A phone call alerts him to a matter of greater concern: he's a wanted man. He goes on the lam. Hassled by the cops, he's helped out of a tight spot by accommodating call girl May (Melissa George). She's sultry and voluptuous, but she's not the woman in the photograph in John's wallet. And besides, the dead girl in the apartment he's just fled suggests he might be a danger to her. He leaves.
Murdoch's wife Emma (Jennifer Connelly) is approached by Dr Schreber and Inspector Bumstead (William Hurt). A nightclub singer whose repertoire of torch numbers reflects the pain of her break-up with John, she believes she can offer little or no help to either man.
The doctor and inspector have different agendas. Schreber has been assisting The Strangers in their experiments. He has a paid a price but inveigled himself into a position which even The Strangers have underestimated his potential to exploit. Bumstead is doggedly investigating a series of murders. His colleague Detective Walenski (Colin Friels) has been driven insane. But not, as Bumstead might think, by the case.

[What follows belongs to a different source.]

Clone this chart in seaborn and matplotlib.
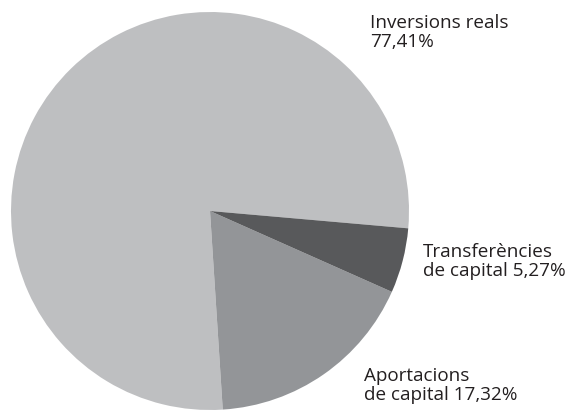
import matplotlib
matplotlib.use("Agg")
import matplotlib.pyplot as plt
import seaborn as sns

# data
categories = ["Inversions reals", "Aportacions de capital", "Transferències de capital"]
shares = [77.41, 17.32, 5.27]
label_texts = ["Inversions reals\n77,41%",
               "Aportacions\nde capital 17,32%",
               "Transferències\nde capital 5,27%"]
colors = ["#bebfc1", "#939598", "#58595b"]

sns.set_style("white")
plt.rcParams['font.family'] = ['Open Sans', 'DejaVu Sans']

fig = plt.figure(figsize=(5.79, 4.16), dpi=100)
# pie axes: circle centred at about (210, 211) px, radius ~199 px
ax = fig.add_axes([11 / 579, 6 / 416, 398 / 579, 398 / 416])
ax.pie(shares, colors=colors, startangle=-5, counterclock=True,
       wedgeprops={"linewidth": 0})
ax.set_xlim(-1, 1)
ax.set_ylim(-1, 1)
ax.set_aspect("equal")
ax.axis("off")

# labels placed outside the pie
positions = [(370 / 579, 1 - 14 / 416), (364 / 579, 1 - 367 / 416), (423 / 579, 1 - 243 / 416)]
for txt, (x, y) in zip(label_texts, positions):
    fig.text(x, y, txt, ha="left", va="top", fontsize=13.6, color="#231f20",
             linespacing=1.05)

fig.savefig("out.png", dpi=100)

Alex Proyas's genre-bending cult classic predates 'The Matrix' by a year in its fusion of sci-fi and film noir tropes. It belongs equally to strands of cinema encompassing the innocent-man-accused chase thrillers of Hitchcock and the dystopian cityscapes of Fritz Lang's 'Metropolis'. Its mise-en-scenes abound with clues and symbols, its narrative unravelling through a maze of shadowy streets, dark doorways and confined spaces. Its protagonists conform to genre stereotypes (as The Strangers mean them to) but wear their humanity with a sense of hard-won of pragmatism. Bumstead is a journeyman copper who goes looking for facts and uncovers the truth. Emma has the look of a smouldering femme fatale and the heart of a romantic heroine. John is a confused innocent, lost and alone, with more power than even he realises.
'Dark City' is a low-key character piece realised on an epic scale. It found little favour at the box office, whereas the Wachowski brothers' adrenaline rush of high-wire stunts and Philosophy 101 made a killing. I don't begrudge 'The Matrix' its success - its terrific entertainment and holds a place in my affections which not even the leaden and pretentious self-indulgence of the sequels can dislodge - but I prefer 'Dark City'. It doesn't want to be cool and iconic and kick-ass. Its happy to stick to the shadows in a rain-wet and neon-drenched alleyway. Its images are darker and resonate longer in the memory. Did I mention that it predated 'The Matrix' by a year? Its poetic and haunting final image predates 'Requiem for a Dream' by two.